**Request:** Reproduce the lines of the material exactly, excluding every image.

### Source data ###

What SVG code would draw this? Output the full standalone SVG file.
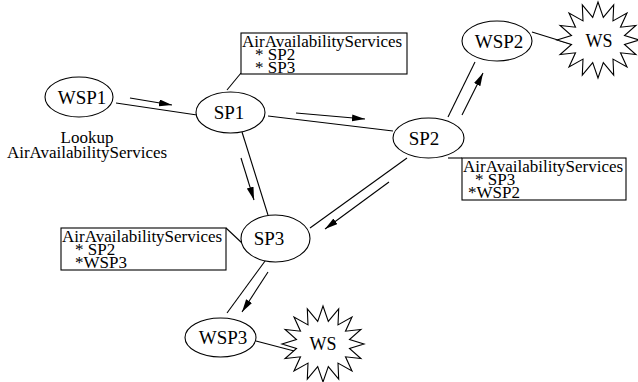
<svg xmlns="http://www.w3.org/2000/svg" xmlns:xlink="http://www.w3.org/1999/xlink" width="638" height="382" viewBox="0 0 638 382">
<style>
  .n { fill: #fff; stroke: #000; stroke-width: 1.1; }
  .nt { font-family: "Liberation Serif", "Times New Roman", serif; font-size: 19px; fill: #000; text-anchor: middle; }
  .bt { font-family: "Liberation Serif", "Times New Roman", serif; font-size: 17px; fill: #000; }
  .wt { font-family: "Liberation Serif", "Times New Roman", serif; font-size: 18px; fill: #000; text-anchor: middle; }
  .box { fill: #fff; stroke: #000; stroke-width: 1.1; }
  .c { stroke: #000; stroke-width: 1.1; fill: none; }
  .a { stroke: #000; stroke-width: 1.1; fill: none; marker-end: url(#ah); }
</style>
<defs>
  <marker id="ah" markerUnits="userSpaceOnUse" markerWidth="14" markerHeight="8" refX="13" refY="3.5" orient="auto">
    <path d="M0,0 L13,3.5 L0,7 z" fill="#000"/>
  </marker>
  <polygon id="star" points="0,-38 5.3,-22.6 15.7,-35.1 15,-19.1 29,-26.9 22.5,-12.8 37.9,-14.5 26.5,-4.5 41,0 26.5,4.5 37.9,14.5 22.5,12.8 29,26.9 15,19.1 15.7,35.1 5.3,22.6 0,38 -5.3,22.6 -15.7,35.1 -15,19.1 -29,26.9 -22.5,12.8 -37.9,14.5 -26.5,4.5 -41,0 -26.5,-4.5 -37.9,-14.5 -22.5,-12.8 -29,-26.9 -15,-19.1 -15.7,-35.1 -5.3,-22.6" fill="#fff" stroke="#000" stroke-width="1.1" stroke-linejoin="miter"/>
</defs>
<rect width="638" height="382" fill="#fff"/>

<g id="connectors">
  <line class="c" x1="116" y1="103" x2="197" y2="115"/>
  <line class="c" x1="268" y1="116" x2="393" y2="131"/>
  <line class="c" x1="242" y1="132" x2="268" y2="215"/>
  <line class="c" x1="407" y1="158" x2="310" y2="228"/>
  <line class="c" x1="448" y1="117" x2="475" y2="62"/>
  <line class="c" x1="532" y1="32" x2="574" y2="45"/>
  <line class="c" x1="268" y1="257" x2="227" y2="313"/>
  <line class="c" x1="256" y1="341" x2="298" y2="352"/>
  <line class="c" x1="241" y1="73" x2="227" y2="90"/>
  <line class="c" x1="448" y1="158" x2="462" y2="158"/>
  <line class="c" x1="226" y1="228" x2="242" y2="243"/>
  <line class="a" x1="130" y1="98" x2="172" y2="105"/>
  <line class="a" x1="296" y1="113" x2="365" y2="119"/>
  <line class="a" x1="241" y1="158" x2="254" y2="200"/>
  <line class="a" x1="389" y1="182" x2="325" y2="229"/>
  <line class="a" x1="462" y1="115" x2="483" y2="73"/>
  <line class="a" x1="268" y1="272" x2="242" y2="312"/>
</g>

<g id="WSP1">
  <ellipse class="n" cx="79" cy="97" rx="34" ry="20"/>
  <text class="nt" x="82" y="104">WSP1</text>
</g>
<g id="lookup">
  <text class="bt" x="87" y="143" text-anchor="middle">Lookup</text>
  <text class="bt" x="87" y="158" text-anchor="middle">AirAvailabilityServices</text>
</g>
<g id="SP1">
  <ellipse class="n" cx="230.5" cy="112.5" rx="34.5" ry="20.5"/>
  <text class="nt" x="229" y="119">SP1</text>
</g>
<g id="SP1-table">
  <rect class="box" x="241" y="33" width="166" height="41"/>
  <text class="bt" x="242" y="47">AirAvailabilityServices</text>
  <text class="bt" x="255" y="60">* SP2</text>
  <text class="bt" x="255" y="73">* SP3</text>
</g>
<g id="SP2">
  <ellipse class="n" cx="428.5" cy="138" rx="35.5" ry="20"/>
  <text class="nt" x="424" y="145">SP2</text>
</g>
<g id="SP2-table">
  <rect class="box" x="462" y="158" width="164" height="42"/>
  <text class="bt" x="463" y="172">AirAvailabilityServices</text>
  <text class="bt" x="475" y="185">* SP3</text>
  <text class="bt" x="468" y="198">*WSP2</text>
</g>
<g id="WSP2">
  <ellipse class="n" cx="497" cy="41" rx="35" ry="20"/>
  <text class="nt" x="499" y="48">WSP2</text>
</g>
<g id="WS1">
  <use xlink:href="#star" href="#star" x="598" y="40"/>
  <text class="wt" x="599" y="47">WS</text>
</g>
<g id="SP3">
  <ellipse class="n" cx="275.5" cy="238.5" rx="34.5" ry="23.5"/>
  <text class="nt" x="269" y="245">SP3</text>
</g>
<g id="SP3-table">
  <rect class="box" x="61" y="228" width="165" height="42"/>
  <text class="bt" x="62" y="242">AirAvailabilityServices</text>
  <text class="bt" x="75" y="255">* SP2</text>
  <text class="bt" x="75" y="268">*WSP3</text>
</g>
<g id="WSP3">
  <ellipse class="n" cx="220.5" cy="337.5" rx="35.5" ry="19.5"/>
  <text class="nt" x="223" y="344">WSP3</text>
</g>
<g id="WS2">
  <use xlink:href="#star" href="#star" x="323" y="344"/>
  <text class="wt" x="323" y="350">WS</text>
</g>
</svg>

###

**Result below:**
What SVG code would draw this? Output the full standalone SVG file.
<svg xmlns="http://www.w3.org/2000/svg" xmlns:xlink="http://www.w3.org/1999/xlink" width="638" height="382" viewBox="0 0 638 382">
<style>
  .n { fill: #fff; stroke: #000; stroke-width: 1.1; }
  .nt { font-family: "Liberation Serif", "Times New Roman", serif; font-size: 19px; fill: #000; text-anchor: middle; }
  .bt { font-family: "Liberation Serif", "Times New Roman", serif; font-size: 17px; fill: #000; }
  .wt { font-family: "Liberation Serif", "Times New Roman", serif; font-size: 18px; fill: #000; text-anchor: middle; }
  .box { fill: #fff; stroke: #000; stroke-width: 1.1; }
  .c { stroke: #000; stroke-width: 1.1; fill: none; }
  .a { stroke: #000; stroke-width: 1.1; fill: none; marker-end: url(#ah); }
</style>
<defs>
  <marker id="ah" markerUnits="userSpaceOnUse" markerWidth="14" markerHeight="8" refX="13" refY="3.5" orient="auto">
    <path d="M0,0 L13,3.5 L0,7 z" fill="#000"/>
  </marker>
  <polygon id="star" points="0,-38 5.3,-22.6 15.7,-35.1 15,-19.1 29,-26.9 22.5,-12.8 37.9,-14.5 26.5,-4.5 41,0 26.5,4.5 37.9,14.5 22.5,12.8 29,26.9 15,19.1 15.7,35.1 5.3,22.6 0,38 -5.3,22.6 -15.7,35.1 -15,19.1 -29,26.9 -22.5,12.8 -37.9,14.5 -26.5,4.5 -41,0 -26.5,-4.5 -37.9,-14.5 -22.5,-12.8 -29,-26.9 -15,-19.1 -15.7,-35.1 -5.3,-22.6" fill="#fff" stroke="#000" stroke-width="1.1" stroke-linejoin="miter"/>
</defs>
<rect width="638" height="382" fill="#fff"/>

<g id="connectors">
  <line class="c" x1="116" y1="103" x2="197" y2="115"/>
  <line class="c" x1="268" y1="116" x2="393" y2="131"/>
  <line class="c" x1="242" y1="132" x2="268" y2="215"/>
  <line class="c" x1="407" y1="158" x2="310" y2="228"/>
  <line class="c" x1="448" y1="117" x2="475" y2="62"/>
  <line class="c" x1="532" y1="32" x2="574" y2="45"/>
  <line class="c" x1="268" y1="257" x2="227" y2="313"/>
  <line class="c" x1="256" y1="341" x2="298" y2="352"/>
  <line class="c" x1="241" y1="73" x2="227" y2="90"/>
  <line class="c" x1="448" y1="158" x2="462" y2="158"/>
  <line class="c" x1="226" y1="228" x2="242" y2="243"/>
  <line class="a" x1="130" y1="98" x2="172" y2="105"/>
  <line class="a" x1="296" y1="113" x2="365" y2="119"/>
  <line class="a" x1="241" y1="158" x2="254" y2="200"/>
  <line class="a" x1="389" y1="182" x2="325" y2="229"/>
  <line class="a" x1="462" y1="115" x2="483" y2="73"/>
  <line class="a" x1="268" y1="272" x2="242" y2="312"/>
</g>

<g id="WSP1">
  <ellipse class="n" cx="79" cy="97" rx="34" ry="20"/>
  <text class="nt" x="82" y="104">WSP1</text>
</g>
<g id="lookup">
  <text class="bt" x="87" y="143" text-anchor="middle">Lookup</text>
  <text class="bt" x="87" y="158" text-anchor="middle">AirAvailabilityServices</text>
</g>
<g id="SP1">
  <ellipse class="n" cx="230.5" cy="112.5" rx="34.5" ry="20.5"/>
  <text class="nt" x="229" y="119">SP1</text>
</g>
<g id="SP1-table">
  <rect class="box" x="241" y="33" width="166" height="41"/>
  <text class="bt" x="242" y="47">AirAvailabilityServices</text>
  <text class="bt" x="255" y="60">* SP2</text>
  <text class="bt" x="255" y="73">* SP3</text>
</g>
<g id="SP2">
  <ellipse class="n" cx="428.5" cy="138" rx="35.5" ry="20"/>
  <text class="nt" x="424" y="145">SP2</text>
</g>
<g id="SP2-table">
  <rect class="box" x="462" y="158" width="164" height="42"/>
  <text class="bt" x="463" y="172">AirAvailabilityServices</text>
  <text class="bt" x="475" y="185">* SP3</text>
  <text class="bt" x="468" y="198">*WSP2</text>
</g>
<g id="WSP2">
  <ellipse class="n" cx="497" cy="41" rx="35" ry="20"/>
  <text class="nt" x="499" y="48">WSP2</text>
</g>
<g id="WS1">
  <use xlink:href="#star" href="#star" x="598" y="40"/>
  <text class="wt" x="599" y="47">WS</text>
</g>
<g id="SP3">
  <ellipse class="n" cx="275.5" cy="238.5" rx="34.5" ry="23.5"/>
  <text class="nt" x="269" y="245">SP3</text>
</g>
<g id="SP3-table">
  <rect class="box" x="61" y="228" width="165" height="42"/>
  <text class="bt" x="62" y="242">AirAvailabilityServices</text>
  <text class="bt" x="75" y="255">* SP2</text>
  <text class="bt" x="75" y="268">*WSP3</text>
</g>
<g id="WSP3">
  <ellipse class="n" cx="220.5" cy="337.5" rx="35.5" ry="19.5"/>
  <text class="nt" x="223" y="344">WSP3</text>
</g>
<g id="WS2">
  <use xlink:href="#star" href="#star" x="323" y="344"/>
  <text class="wt" x="323" y="350">WS</text>
</g>
</svg>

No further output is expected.